If the deal is signed as it currently stands, Australia will gain immediate access on the UK market to a duty-free quota of 35,000 tonnes for beef, rising in equal instalments to 110,000 tonnes in year ten. There will also be immediate access to a duty-free quota of 25,000 tonnes for lamb, rising in equal instalments to 75,000 tonnes in year ten.
In terms of dairy products, tariffs will be eliminated over the first five years. There will be immediate access to a duty-free quota of 24,000 tonnes for cheese, rising in equal instalments to 48,000 tonnes in year five. For butter, it will be 5,500 tonnes rising to 11,500 tonnes and non-cheese dairy will be 20,000 tonnes from day one.
While Section 1.6 (Sanitary and phytosanitary measures) outlines that “imports will still have to meet the same respective UK and Australian food safety and biosecurity standards”, Section 1.7 (Animal welfare and antimicrobial resistance) states that Australia and the UK will have the right to “establish its own policies and priorities for the protection of animal welfare”, suggesting a direction away from what is already a very unlevel playing field.
Provisions will be put in place for cooperation on combating antimicrobial resistance and positive remarks are made in regard to ongoing cooperation and initiatives for animal welfare, but only “in areas of mutual interest.”

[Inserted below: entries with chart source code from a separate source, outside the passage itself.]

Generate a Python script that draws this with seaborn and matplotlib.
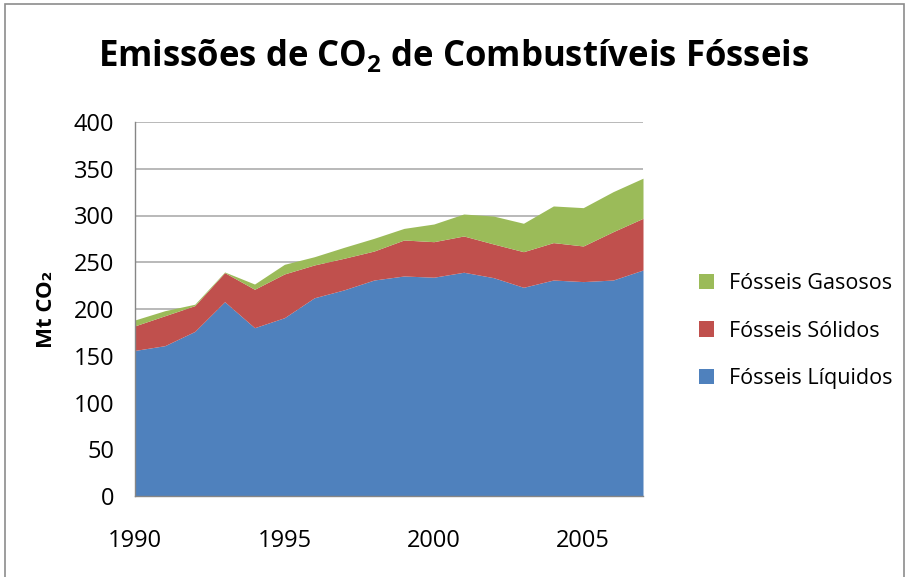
"""
Emissões de CO2 de combustíveis fósseis - gráfico de áreas empilhadas
"""
import matplotlib
matplotlib.use("Agg")
import matplotlib.pyplot as plt
from matplotlib.patches import Rectangle
import seaborn as sns
import numpy as np
import pandas as pd

# dados (Mt CO2)
anos = list(range(1990, 2008))
liquidos = [155.7, 160.8, 176.0, 207.8, 180.0, 190.7, 212.0, 220.5, 231.0,
            235.3, 234.0, 239.3, 233.5, 223.2, 231.0, 229.3, 231.0, 241.7]
solidos = [26.3, 32.0, 27.6, 31.1, 41.1, 46.8, 35.1, 33.8, 31.0,
           38.5, 38.0, 38.8, 36.0, 38.1, 40.0, 38.1, 51.7, 55.3]
gasosos = [6.3, 5.4, 1.5, 0.7, 5.6, 10.3, 8.8, 11.7, 13.6,
           12.4, 18.9, 23.5, 29.9, 30.4, 39.2, 41.0, 42.8, 42.9]
series = ['Fósseis Líquidos', 'Fósseis Sólidos', 'Fósseis Gasosos']
cores = ['#4F81BD', '#C0504D', '#9BBB59']
x_ticks = [1990, 1995, 2000, 2005]
y_ticks = list(range(0, 401, 50))

df = pd.DataFrame({'ano': anos, series[0]: liquidos,
                   series[1]: solidos, series[2]: gasosos})

sns.set_theme(style="white")
plt.rcParams['font.family'] = ['Open Sans', 'DejaVu Sans']
plt.rcParams['mathtext.default'] = 'regular'
plt.rcParams['text.color'] = 'black'
plt.rcParams['axes.labelcolor'] = 'black'

fig = plt.figure(figsize=(9.08, 5.77), dpi=100)
ax = fig.add_axes([135 / 908, 1 - 496 / 577, (643 - 135) / 908, (496 - 122) / 577])

ax.stackplot(df['ano'], df[series[0]], df[series[1]], df[series[2]],
             colors=cores, labels=series, linewidth=0)

ax.set_xlim(1990, 2007)
ax.set_ylim(0, 400)
ax.set_xticks(x_ticks)
ax.set_yticks(y_ticks)
ax.yaxis.grid(True, color='#B3B3B3', linewidth=1.3)
ax.set_axisbelow(True)
for s in ['top', 'right']:
    ax.spines[s].set_visible(False)
for s in ['left', 'bottom']:
    ax.spines[s].set_color('#868686')
    ax.spines[s].set_linewidth(1.0)
ax.tick_params(axis='x', direction='out', length=7, width=1, color='#868686',
               labelsize=17, pad=17, labelcolor='black')
ax.tick_params(axis='y', length=0, labelsize=17, pad=15, labelcolor='black')
ax.set_ylabel('Mt CO₂', fontsize=16, fontweight='bold', labelpad=12)

# legenda (ordem invertida)
h, l = ax.get_legend_handles_labels()
fig.legend(h[::-1], l[::-1], loc='center left', bbox_to_anchor=(0.748, 1 - 331 / 577),
           frameon=False, fontsize=15.5, handlelength=0.7, handleheight=0.7,
           handletextpad=0.7, labelspacing=1.25)

fig.text(0.5, 1 - 57 / 577, 'Emissões de CO$_2$ de Combustíveis Fósseis',
         ha='center', va='center', fontsize=25, fontweight='bold')

# borda do gráfico
fig.patches.append(Rectangle((5 / 908, -0.01), 1 - 9 / 908, 1 - 4 / 577 + 0.01,
                             transform=fig.transFigure, fill=False,
                             edgecolor='#8C8C8C', linewidth=1.2))

fig.savefig('out.png', dpi=100)
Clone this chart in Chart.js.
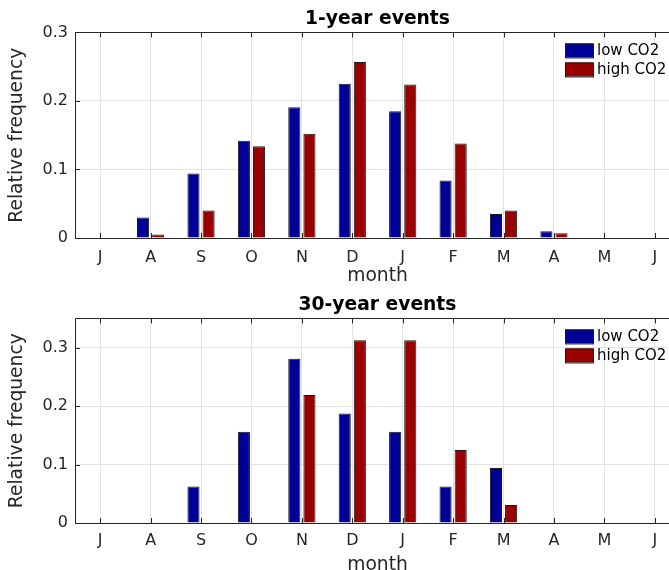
<!DOCTYPE html>
<html>
<head>
<meta charset="utf-8">
<script src="https://cdn.jsdelivr.net/npm/chart.js@4.4.1/dist/chart.umd.min.js"></script>
<style>
html, body { margin: 0; padding: 0; background: #fff; overflow: hidden; width: 669px; height: 570px; }
.panel { position: absolute; left: 0; width: 680px; }
#p1 { top: 0; height: 287px; }
#p2 { top: 286px; height: 290px; }
</style>
</head>
<body>
<div class="panel" id="p1"><canvas id="c1"></canvas></div>
<div class="panel" id="p2"><canvas id="c2"></canvas></div>
<script>
// months (Jul -> Jun)
const months = ['J', 'A', 'S', 'O', 'N', 'D', 'J', 'F', 'M', 'A', 'M', 'J'];
const seriesNames = ['low CO2', 'high CO2'];

// 1-year events
const low1 = [0, 0.030, 0.094, 0.142, 0.191, 0.225, 0.185, 0.084, 0.035, 0.010, 0, 0];
const high1 = [0, 0.005, 0.040, 0.134, 0.152, 0.257, 0.224, 0.138, 0.040, 0.007, 0, 0];

// 30-year events
const low30 = [0, 0, 0.0625, 0.156, 0.281, 0.1875, 0.156, 0.0625, 0.094, 0, 0, 0];
const high30 = [0, 0, 0, 0, 0.219, 0.3125, 0.3125, 0.125, 0.031, 0, 0, 0];

const yTicks = [0, 0.1, 0.2, 0.3];

const FONT = 'DejaVu Sans';
const INK = '#262626';
const GRID = '#e3e3e3';
const colors = ['#000099', '#990000'];

// axes box, inward ticks and the legend (MATLAB style)
const framePlugin = {
    id: 'frame',
    afterDraw(chart) {
        const ctx = chart.ctx;
        const a = chart.chartArea;
        const xs = chart.scales.x, ys = chart.scales.y;
        ctx.save();
        ctx.strokeStyle = INK;
        ctx.lineWidth = 1;
        ctx.beginPath();
        ctx.rect(Math.round(a.left) + 0.5, Math.round(a.top) + 0.5, a.right - a.left, Math.round(a.bottom - a.top));
        for (let i = 0; i < xs.ticks.length; i++) {
            const x = Math.round(xs.getPixelForTick(i)) + 0.5;
            ctx.moveTo(x, a.bottom);
            ctx.lineTo(x, a.bottom - 5);
            ctx.moveTo(x, a.top);
            ctx.lineTo(x, a.top + 5);
        }
        for (let i = 0; i < ys.ticks.length; i++) {
            const y = Math.round(ys.getPixelForTick(i)) + 0.5;
            ctx.moveTo(a.left, y);
            ctx.lineTo(a.left + 5, y);
        }
        ctx.stroke();

        // legend
        ctx.font = '15px "' + FONT + '"';
        ctx.textBaseline = 'middle';
        ctx.textAlign = 'left';
        chart.data.datasets.forEach(function(ds, i) {
            const y = a.top + 11 + i * 19;
            ctx.fillStyle = ds.backgroundColor;
            ctx.fillRect(565, y, 28, 14);
            ctx.strokeStyle = '#1a1a1a';
            ctx.strokeRect(565.5, y + 0.5, 28, 14);
            ctx.fillStyle = '#000';
            ctx.fillText(ds.label, 597, y + 7.5);
        });
        ctx.restore();
    }
};

function makeChart(id, title, low, high, yMax, xHeight, tickPad) {
    const ctx = document.getElementById(id).getContext('2d');
    return new Chart(ctx, {
        type: 'bar',
        data: {
            labels: months,
            datasets: [
                { label: seriesNames[0], data: low, backgroundColor: colors[0], borderColor: '#1a1a1a', borderWidth: 1 },
                { label: seriesNames[1], data: high, backgroundColor: colors[1], borderColor: '#1a1a1a', borderWidth: 1 }
            ]
        },
        options: {
            responsive: true,
            maintainAspectRatio: false,
            animation: false,
            layout: { padding: 0 },
            datasets: { bar: { categoryPercentage: 0.6, barPercentage: 0.8 } },
            plugins: {
                legend: { display: false },
                tooltip: { enabled: false },
                title: {
                    display: true, text: title, color: '#000', fullSize: false,
                    font: { family: FONT, size: 18.7, weight: 'bold' },
                    padding: { top: 8, bottom: 2 }
                }
            },
            scales: {
                x: {
                    grid: { color: GRID, drawTicks: false, offset: false },
                    border: { display: false },
                    ticks: { color: INK, font: { family: FONT, size: 16 }, padding: tickPad, maxRotation: 0, autoSkip: false },
                    title: { display: true, text: 'month', color: INK, font: { family: FONT, size: 18.7 }, padding: { top: 0, bottom: 0 } },
                    afterFit: function(s) { s.height = xHeight; }
                },
                y: {
                    min: 0, max: yMax,
                    grid: { color: GRID, drawTicks: false },
                    border: { display: false },
                    ticks: {
                        color: INK, font: { family: FONT, size: 16 }, padding: 7, stepSize: 0.1,
                        callback: function(v) { return v === 0 ? '0' : v.toFixed(1); }
                    },
                    afterBuildTicks: function(s) { s.ticks = yTicks.map(function(v) { return { value: v }; }); },
                    title: { display: true, text: 'Relative frequency', color: INK, font: { family: FONT, size: 18.7 }, padding: { top: 6, bottom: 0 } },
                    afterFit: function(s) { s.width = 75; }
                }
            }
        },
        plugins: [framePlugin]
    });
}

makeChart('c1', '1-year events', low1, high1, 0.3, 49, 10);
makeChart('c2', '30-year events', low30, high30, 0.35, 53, 8);
</script>
</body>
</html>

Similarly, Section 4.2 (Environment) gives the right ”of each country to establish its own levels of domestic environmental protection and its own priorities relating to the environment.”
Whatever claims are made, there can be little doubt that this deal, which fully liberalises tariffs and quotas, will now set the precedent for trade deals with other major international countries. New Zealand Trade Minister Damien O’Connor has said that they will be expecting comprehensive tariff elimination, including on agricultural goods, and Chief Executive of the New Zealand Meat Industry Association, Sirma Karapeeva, says that they will be looking for an even better outcome in a future deal.
While there seems to be a great deal of confusion amongst MPs in regard to the avenues of scrutiny that will be available through the Trade and Agriculture Commission (TAC) and various Parliamentary Committees before and after the deal is finalised, the FUW has written to the PM and Welsh Affairs Committee asking them to to reject anything that compromises family farms, animal welfare, food security and standards and our global environment.